Individual Risk: No personal or financial information was reported as compromised in this incident, including SEPTA Key cards.
Customers Impacted: 308K + riders and 9,200 employees
How it Could Affect Your Business: Not only are customers inconvenienced, ongoing technology troubles with no definite cause, poor communication on all fronts, and no end in sight doesn’t just impact your customers, it also destroys your employees’ morale, leading to hiring and retention problems as well as malicious insider threats.
Valley Health Systems: Healthcare Organization
Risk to Business: 2.177 = Severe
Netwalker ransomware appears to be the culprit in a data breach at the University of Utah. The school reportedly paid a ransomware gang $457,059 in order to avoid having student information released online. The hack occurred on July 19, and the cybercriminals gained access to the network of the university’s College of Social and Behavioral Science [CSBS].

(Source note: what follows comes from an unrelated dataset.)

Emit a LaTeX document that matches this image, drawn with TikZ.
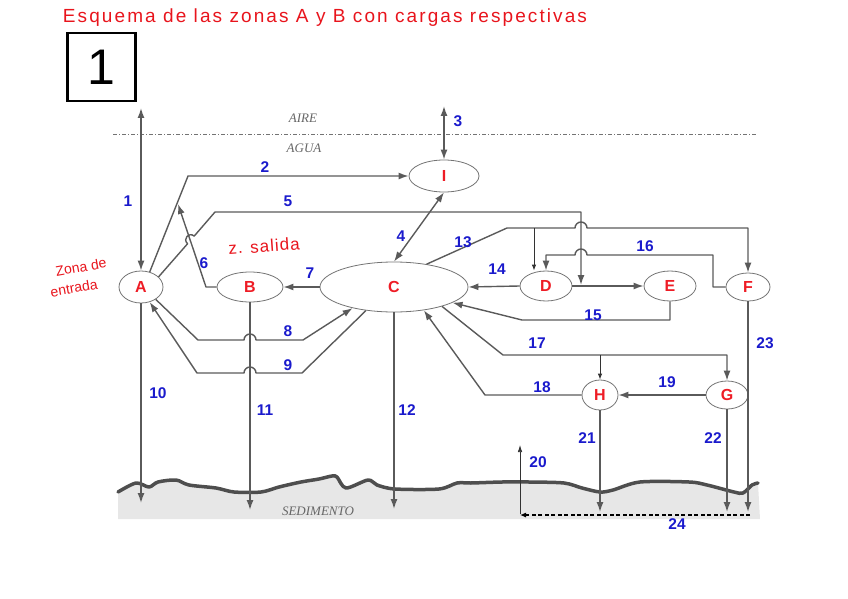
\documentclass[tikz,border=0pt]{standalone}
\usepackage{fontspec}
\setmainfont{Liberation Sans}
\newfontfamily\serifit{Liberation Serif}
\usetikzlibrary{arrows.meta,shapes.geometric}

\definecolor{ln}{HTML}{5A5A5A}
\definecolor{lbl}{HTML}{1A1ACC}
\definecolor{nodered}{HTML}{EE1C25}
\definecolor{hand}{HTML}{E8141C}
\definecolor{sed}{HTML}{E7E7E7}
\definecolor{wavec}{HTML}{4E4E4E}

\tikzset{
  zone/.style={ellipse, draw=ln!85, line width=0.8pt, inner sep=0pt,
    font=\fontsize{16}{16}\selectfont\bfseries, text=nodered},
  flow/.style={draw=ln, line width=1.4pt, line join=round,
    -{Latex[length=10pt,width=7pt]}},
  bflow/.style={draw=ln, line width=1.4pt, line join=round,
    {Latex[length=10pt,width=7pt]}-{Latex[length=10pt,width=7pt]}},
  thinflow/.style={draw=black!80, line width=0.8pt,
    -{Latex[length=6pt,width=4.5pt]}},
  num/.style={text=lbl, font=\fontsize{15.5}{15.5}\selectfont\bfseries, inner sep=1pt},
  handtext/.style={text=hand, inner sep=0pt},
  layertext/.style={text=black!60, font=\serifit\itshape\fontsize{13}{13}\selectfont}
}

\begin{document}
\begin{tikzpicture}[x=1pt,y=-1pt]
\useasboundingbox (0,0) rectangle (848,599);

% sediment
\fill[sed] plot[smooth] coordinates {(118,492) (136,483) (149,487) (158,482) (176,480) (189,485) (216,488) (234,492) (261,492) (279,487) (301,482) (319,479) (332,476) (337,477) (346,488) (368,480) (377,485) (395,489) (439,489) (457,483) (471,483) (502,482) (529,482) (564,483) (582,488) (600,492) (613,490) (640,482) (689,482) (707,485) (734,492) (743,493) (752,485) (758,483)} -- (760,519) -- (118,519) -- cycle;
\draw[wavec, line width=3.5pt, line join=round, line cap=round] plot[smooth] coordinates {(118,492) (136,483) (149,487) (158,482) (176,480) (189,485) (216,488) (234,492) (261,492) (279,487) (301,482) (319,479) (332,476) (337,477) (346,488) (368,480) (377,485) (395,489) (439,489) (457,483) (471,483) (502,482) (529,482) (564,483) (582,488) (600,492) (613,490) (640,482) (689,482) (707,485) (734,492) (743,493) (752,485) (758,483)};

% air / water boundary
\coordinate (airL) at (113,134);
\coordinate (airR) at (757,134);
\draw[black!55, line width=0.9pt, dash pattern=on 4pt off 2pt on 1pt off 2pt] (airL) -- (airR);
\node[layertext] (aire) at (303,118) {AIRE};
\node[layertext] (agua) at (304,148) {AGUA};
\node[layertext] (sedim) at (318,511) {SEDIMENTO};

% title and box
\node[handtext, font=\fontsize{19}{19}\selectfont\addfontfeature{LetterSpace=11}] (title) at (325,18) {Esquema de las zonas A y B con cargas respectivas};
\node[draw, line width=2.6pt, minimum width=68pt, minimum height=68pt, inner sep=0pt,
      font=\fontsize{50}{50}\selectfont] (box1) at (101.5,67) {1};

% handwritten zone notes
\node[handtext, font=\fontsize{14}{14}\selectfont, rotate=10] (zent1) at (81,267) {Zona de};
\node[handtext, font=\fontsize{14}{14}\selectfont, rotate=10] (zent2) at (74,288) {entrada};
\node[handtext, font=\fontsize{17}{17}\selectfont\addfontfeature{LetterSpace=6}, rotate=4] (zsal) at (264,246) {z. salida};

% compartments
\node[zone, minimum width=44pt, minimum height=32pt] (A) at (141,287) {A};
\node[zone, minimum width=66pt, minimum height=30pt] (B) at (250,287) {B};
\node[zone, minimum width=148pt, minimum height=50pt] (C) at (394,287) {C};
\node[zone, minimum width=52pt, minimum height=30pt] (D) at (546,286) {D};
\node[zone, minimum width=52pt, minimum height=30pt] (E) at (670,286) {E};
\node[zone, minimum width=44pt, minimum height=28pt] (F) at (748,287) {F};
\node[zone, minimum width=70pt, minimum height=32pt] (I) at (444,176) {I};
\node[zone, minimum width=36pt, minimum height=30pt] (H) at (600,395) {H};
\node[zone, minimum width=42pt, minimum height=28pt] (G) at (727,395) {G};

% free ends
\coordinate (top1) at (141,108);
\coordinate (top3) at (444,106);
\coordinate (j6) at (178,204);
\coordinate (j5) at (581,285);
\coordinate (j13) at (534,228);
\coordinate (j17) at (600,355);
\coordinate (s10) at (141,503);
\coordinate (s11) at (250,510);
\coordinate (s12) at (394,509);
\coordinate (s21) at (600,512);
\coordinate (s22) at (727,512);
\coordinate (s23) at (748,512);
\coordinate (b20) at (520,514);
\coordinate (t20) at (520,445);
\coordinate (r24) at (750,515);
\coordinate (l24) at (520,515);

% 1, 3, 4
\draw[bflow] (A.north) -- (top1);
\draw[bflow] (I.north) -- (top3);
\draw[bflow] (C.north) -- (I.south);
% 2
\draw[flow] (A.60) -- (188,176) -- (I.west);
% 6
\draw[flow] (B.west) -- (206,287) -- (j6);
% 5 (hop over 6)
\draw[flow] (A.30) -- (187.6,243.7) .. controls (182.3,239.1) and (188.9,231.5) .. (194.2,236.1) -- (215,212) -- (581,212) -- (j5);
% 7
\draw[flow] (C.west) -- (B.east);
% 8
\draw[flow] (A.-40) -- (198,340) -- (244,340) arc[start angle=180,end angle=0,radius=6pt] -- (303,340) -- (C.-153);
% 9
\draw[flow] (C.-140) -- (302,373) -- (256,373) arc[start angle=0,end angle=180,radius=6pt] -- (197,373) -- (A.-60);
% 10, 11, 12
\draw[flow] (A.south) -- (s10);
\draw[flow] (B.south) -- (s11);
\draw[flow] (C.south) -- (s12);
% 13
\draw[flow] (C.35) -- (507,228) -- (575,228) arc[start angle=180,end angle=0,radius=6pt] -- (748,228) -- (F.north);
\draw[thinflow] (j13) -- (j13 |- D.north);
% 16
\draw[flow] (F.west) -- (713,287) -- (713,255) -- (587,255) arc[start angle=0,end angle=180,radius=6pt] -- (546,255) -- (D.north);
% 14, D->E
\draw[flow] (D.west) -- (C.east);
\draw[flow] (D.east) -- (E.west);
% 15
\draw[flow] (E.south) -- (670,320) -- (522,320) -- (C.-15);
% 17
\draw[flow] (C.-22) -- (503,355) -- (727,355) -- (G.north);
\draw[thinflow] (j17) -- (H.north);
% 18
\draw[flow] (H.west) -- (485,395) -- (C.-38);
% 19
\draw[flow] (G.west) -- (H.east);
% 21, 22, 23
\draw[flow] (H.south) -- (s21);
\draw[flow] (G.south) -- (s22);
\draw[flow] (F.south) -- (s23);
% 20, 24
\draw[black!80, line width=0.7pt, -{Latex[length=7pt,width=4.5pt]}] (b20) -- (t20);
\draw[black, line width=1.1pt, dash pattern=on 4pt off 2.5pt, -{Latex[length=6pt,width=5pt]}] (r24) -- (l24);

% flow numbers
\node[num] (n1) at (128,201) {1};
\node[num] (n2) at (265,167) {2};
\node[num] (n3) at (458,121) {3};
\node[num] (n4) at (401,236) {4};
\node[num] (n5) at (288,201) {5};
\node[num] (n6) at (204,263) {6};
\node[num] (n7) at (310,273) {7};
\node[num] (n8) at (288,331) {8};
\node[num] (n9) at (288,365) {9};
\node[num] (n10) at (158,393) {10};
\node[num] (n11) at (265,410) {11};
\node[num] (n12) at (407,410) {12};
\node[num] (n13) at (463,242) {13};
\node[num] (n14) at (497,269) {14};
\node[num] (n15) at (593,315) {15};
\node[num] (n16) at (645,246) {16};
\node[num] (n17) at (537,343) {17};
\node[num] (n18) at (542,387) {18};
\node[num] (n19) at (667,382) {19};
\node[num] (n20) at (538,462) {20};
\node[num] (n21) at (587,438) {21};
\node[num] (n22) at (713,438) {22};
\node[num] (n23) at (765,343) {23};
\node[num] (n24) at (677,524) {24};
\end{tikzpicture}
\end{document}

Individual Risk: 2.224 = Severe
Even when a ransom is paid, there’s never proof that the gang really did destroy the stolen data, instead of copying it or selling it. Students should be aware of this data being used in spear phishing attempts.
Customers Impacted: Unknown
How it Could Affect Your Business Ransomware is everywhere and it’s most commonly delivered through a phishing email, and this gang has been particularly active lately, especially against healthcare targets as COVID-19 research and treatment data remains a hot commodity in Dark Web markets.
Exploit: Unauthorized Access to Data
Utah Pathology: Healthcare Service Provider
Risk to Business: 1.775 = Severe
A breach was uncovered when an unknown party attempted to redirect funds from within Utah Pathology, revealing an intrusion that exposed sensitive data and PII including date of birth, gender phone number, mailing address, email address, insurance information including ID and group numbers, and clinical and diagnostic information related to pathology services and for a smaller percentage of patients, their Social Security number.
Individual Risk: 1.774 = Severe
Letters have been mailed to those patients whose information was impacted and the practice has made the services of security company Cyberscout available to those with exposed data free for 12 months.
Customers Impacted: 112,000
How it Could Affect Your Business: Health care information is at a premium right now because it is a hot seller on the Dark Web. But a healthcare data breach doesn’t just expose information, it also exposes you to regulatory scrutiny and data privacy violation fines.
Houston United Memorial Medical Center: Regional Hospital
Risk to Business: 1.612 = Severe
Althouth the gang had previously said that they were not attacking medical targets during the pandemic, on or about August 3, Maze ransomware was unleashed on Houston United Memorial Medical Center, and the gang added UMMC to their leak site. Maze posted as proof of the claimed UMMC hack some general files from the center, and one folder containing some identifiable (but unconfirmed) patient records. The hospital has made no announcement regarding the impact or severity of the hack.
Individual Risk: 2.782 = Moderate
So far, there’s limited evidence that a significant amount of patient data was exposed in this incident.
Customers Impacted: Unknown
How it Could Affect Your Business: Ransomware isn’t going away anytime soon. In fact, updated varieties like double extortion ransomware are entering the scene to cause more damage to businesses that fail to guard against the most likely infection vector: phishing.
1 – 1.5 = Extreme Risk
1.51 – 2.49 = Severe Risk
2.5 – 3 = Moderate Risk
Risk scores for The Week in Breach Cybersecurity and New Breach News are calculated using a formula that considers a wide range of factors related to the assessed breach.